* **EXTRACTED INFORMATION**
▶
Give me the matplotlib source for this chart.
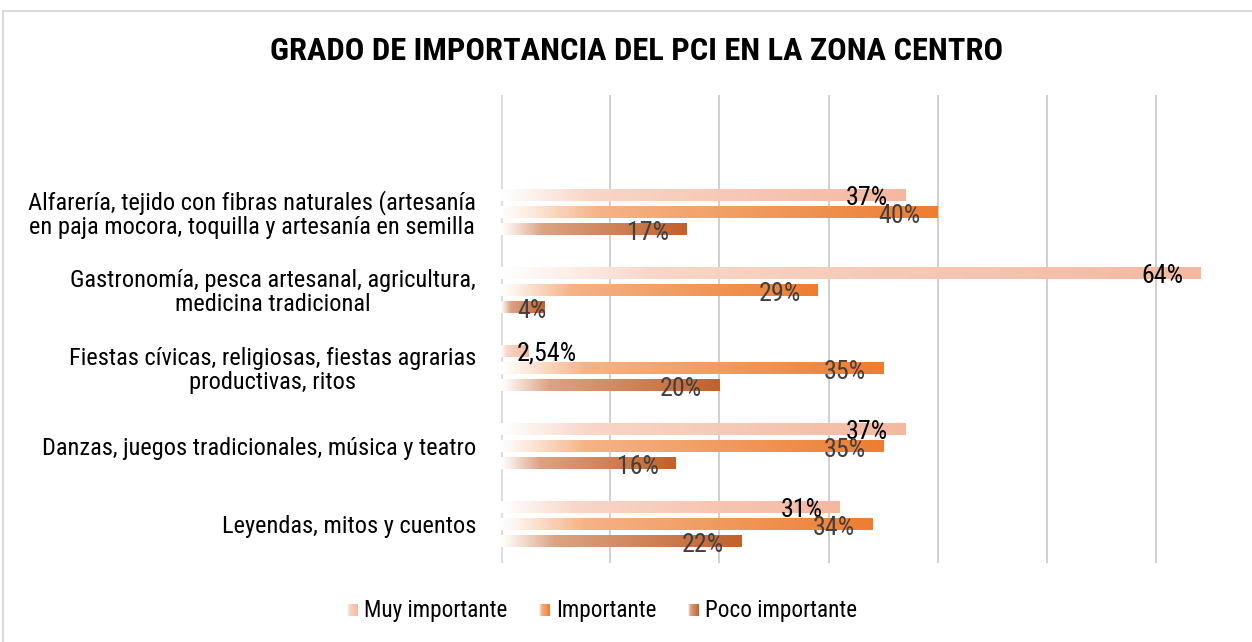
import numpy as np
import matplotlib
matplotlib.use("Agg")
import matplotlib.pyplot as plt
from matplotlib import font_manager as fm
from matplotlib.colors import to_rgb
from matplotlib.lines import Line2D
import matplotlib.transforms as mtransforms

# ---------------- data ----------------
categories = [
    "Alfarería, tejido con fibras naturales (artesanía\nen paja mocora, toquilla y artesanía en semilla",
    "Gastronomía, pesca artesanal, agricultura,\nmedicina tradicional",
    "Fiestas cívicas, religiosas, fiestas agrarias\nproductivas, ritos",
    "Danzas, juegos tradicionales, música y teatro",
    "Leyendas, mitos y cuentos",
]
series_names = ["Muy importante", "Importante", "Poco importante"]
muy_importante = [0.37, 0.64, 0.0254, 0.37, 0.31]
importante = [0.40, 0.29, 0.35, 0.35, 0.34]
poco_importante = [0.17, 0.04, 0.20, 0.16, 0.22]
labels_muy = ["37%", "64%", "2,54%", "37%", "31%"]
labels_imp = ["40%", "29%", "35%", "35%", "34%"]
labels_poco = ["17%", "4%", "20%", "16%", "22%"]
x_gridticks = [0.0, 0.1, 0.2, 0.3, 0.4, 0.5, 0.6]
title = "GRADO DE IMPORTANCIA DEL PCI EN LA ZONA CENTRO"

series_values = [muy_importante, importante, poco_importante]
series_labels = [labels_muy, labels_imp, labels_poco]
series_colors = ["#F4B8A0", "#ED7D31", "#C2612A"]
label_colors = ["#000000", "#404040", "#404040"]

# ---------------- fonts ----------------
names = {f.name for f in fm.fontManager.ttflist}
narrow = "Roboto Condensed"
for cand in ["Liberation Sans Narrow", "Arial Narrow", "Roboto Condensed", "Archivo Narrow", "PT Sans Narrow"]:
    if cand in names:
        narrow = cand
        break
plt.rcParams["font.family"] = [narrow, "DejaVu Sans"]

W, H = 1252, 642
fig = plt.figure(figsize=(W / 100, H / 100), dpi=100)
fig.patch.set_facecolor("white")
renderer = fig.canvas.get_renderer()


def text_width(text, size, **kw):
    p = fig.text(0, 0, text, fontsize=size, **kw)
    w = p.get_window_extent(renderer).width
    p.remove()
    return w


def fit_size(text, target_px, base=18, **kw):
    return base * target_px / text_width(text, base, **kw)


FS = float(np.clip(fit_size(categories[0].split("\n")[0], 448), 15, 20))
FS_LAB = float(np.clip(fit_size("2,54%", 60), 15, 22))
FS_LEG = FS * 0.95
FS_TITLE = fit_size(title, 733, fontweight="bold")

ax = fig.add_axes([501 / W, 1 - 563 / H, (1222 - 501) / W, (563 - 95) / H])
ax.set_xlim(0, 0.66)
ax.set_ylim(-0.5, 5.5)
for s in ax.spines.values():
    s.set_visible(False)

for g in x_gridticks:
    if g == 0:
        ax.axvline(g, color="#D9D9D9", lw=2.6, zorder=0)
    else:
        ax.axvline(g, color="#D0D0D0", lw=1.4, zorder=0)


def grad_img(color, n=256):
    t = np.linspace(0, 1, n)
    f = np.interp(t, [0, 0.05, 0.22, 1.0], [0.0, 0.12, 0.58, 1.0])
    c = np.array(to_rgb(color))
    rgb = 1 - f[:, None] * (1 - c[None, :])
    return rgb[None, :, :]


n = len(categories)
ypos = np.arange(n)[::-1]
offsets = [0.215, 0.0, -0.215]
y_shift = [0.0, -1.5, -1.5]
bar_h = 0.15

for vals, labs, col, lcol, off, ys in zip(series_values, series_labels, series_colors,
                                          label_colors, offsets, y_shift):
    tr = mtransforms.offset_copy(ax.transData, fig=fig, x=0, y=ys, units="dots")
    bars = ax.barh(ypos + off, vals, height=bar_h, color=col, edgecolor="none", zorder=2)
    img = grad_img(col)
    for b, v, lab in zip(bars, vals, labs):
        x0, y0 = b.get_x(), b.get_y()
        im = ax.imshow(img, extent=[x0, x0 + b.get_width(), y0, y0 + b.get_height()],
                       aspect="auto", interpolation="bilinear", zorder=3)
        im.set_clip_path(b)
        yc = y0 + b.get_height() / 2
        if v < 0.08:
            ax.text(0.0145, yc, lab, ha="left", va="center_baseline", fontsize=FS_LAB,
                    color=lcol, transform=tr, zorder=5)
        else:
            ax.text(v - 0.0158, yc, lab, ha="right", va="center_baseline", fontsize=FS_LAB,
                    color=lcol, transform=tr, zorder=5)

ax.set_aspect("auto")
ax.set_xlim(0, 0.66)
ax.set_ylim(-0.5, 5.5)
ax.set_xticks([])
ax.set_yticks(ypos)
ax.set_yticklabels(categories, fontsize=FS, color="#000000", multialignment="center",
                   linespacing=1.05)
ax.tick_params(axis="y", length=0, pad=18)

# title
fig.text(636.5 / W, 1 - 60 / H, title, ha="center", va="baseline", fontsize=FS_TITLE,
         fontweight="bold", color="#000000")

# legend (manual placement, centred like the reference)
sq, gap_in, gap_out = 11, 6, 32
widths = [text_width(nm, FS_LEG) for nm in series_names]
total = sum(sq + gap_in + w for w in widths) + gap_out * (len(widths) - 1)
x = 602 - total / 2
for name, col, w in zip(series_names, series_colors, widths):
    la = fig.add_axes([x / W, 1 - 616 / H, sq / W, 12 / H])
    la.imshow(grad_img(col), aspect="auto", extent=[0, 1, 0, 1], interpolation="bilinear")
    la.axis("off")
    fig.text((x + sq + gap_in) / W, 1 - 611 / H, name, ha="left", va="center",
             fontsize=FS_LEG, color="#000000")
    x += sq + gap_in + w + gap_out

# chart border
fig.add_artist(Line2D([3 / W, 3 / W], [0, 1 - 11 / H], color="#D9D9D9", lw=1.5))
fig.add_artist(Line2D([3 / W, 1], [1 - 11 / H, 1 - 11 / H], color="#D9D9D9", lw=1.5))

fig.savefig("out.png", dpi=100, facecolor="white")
◀
▶
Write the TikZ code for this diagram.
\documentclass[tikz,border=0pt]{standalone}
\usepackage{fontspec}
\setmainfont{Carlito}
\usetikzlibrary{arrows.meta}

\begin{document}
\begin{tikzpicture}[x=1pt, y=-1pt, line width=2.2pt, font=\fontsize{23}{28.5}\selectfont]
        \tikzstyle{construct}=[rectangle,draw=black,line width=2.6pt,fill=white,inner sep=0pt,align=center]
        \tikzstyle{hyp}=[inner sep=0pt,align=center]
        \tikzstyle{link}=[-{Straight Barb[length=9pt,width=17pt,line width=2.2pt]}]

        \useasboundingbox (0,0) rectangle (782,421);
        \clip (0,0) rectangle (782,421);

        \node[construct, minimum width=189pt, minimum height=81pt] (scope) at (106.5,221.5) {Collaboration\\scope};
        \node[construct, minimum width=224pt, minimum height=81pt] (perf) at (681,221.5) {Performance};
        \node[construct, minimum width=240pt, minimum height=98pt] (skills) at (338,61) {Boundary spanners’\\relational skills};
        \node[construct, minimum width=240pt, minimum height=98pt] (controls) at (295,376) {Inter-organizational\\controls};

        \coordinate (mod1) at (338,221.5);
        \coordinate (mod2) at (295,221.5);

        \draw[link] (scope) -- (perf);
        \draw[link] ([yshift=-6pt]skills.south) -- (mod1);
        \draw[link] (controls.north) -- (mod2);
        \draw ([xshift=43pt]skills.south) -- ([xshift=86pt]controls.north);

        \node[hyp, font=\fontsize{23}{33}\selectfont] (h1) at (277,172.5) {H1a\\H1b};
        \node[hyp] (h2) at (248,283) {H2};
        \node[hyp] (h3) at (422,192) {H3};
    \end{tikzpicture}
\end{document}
◀
▶
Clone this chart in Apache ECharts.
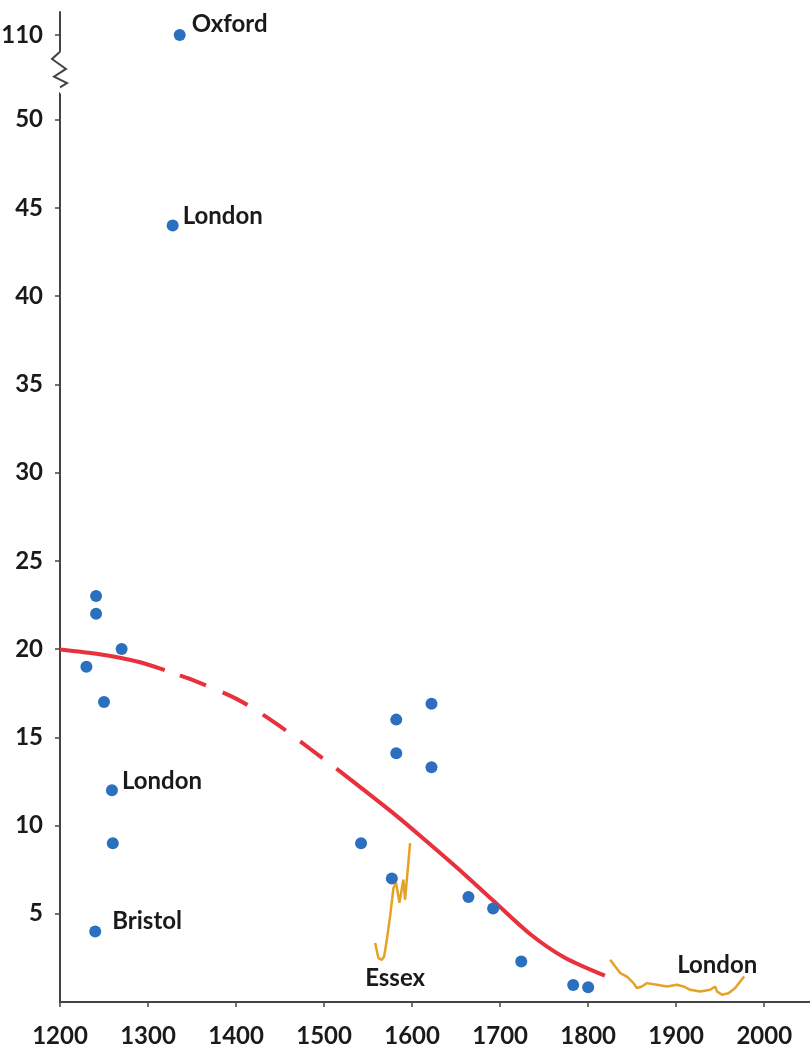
◀
* **PROBLEM REQUIREMENTS**
Repeat exactly, and only, the entries from the line with "Give me the matplotlib source for this chart." through the line with "import matplotlib.transforms as mtransforms". Pictures are skipped.

* **ANSWER TO THE EXERCISE**
Give me the matplotlib source for this chart.
import numpy as np
import matplotlib
matplotlib.use("Agg")
import matplotlib.pyplot as plt
from matplotlib import font_manager as fm
from matplotlib.colors import to_rgb
from matplotlib.lines import Line2D
import matplotlib.transforms as mtransforms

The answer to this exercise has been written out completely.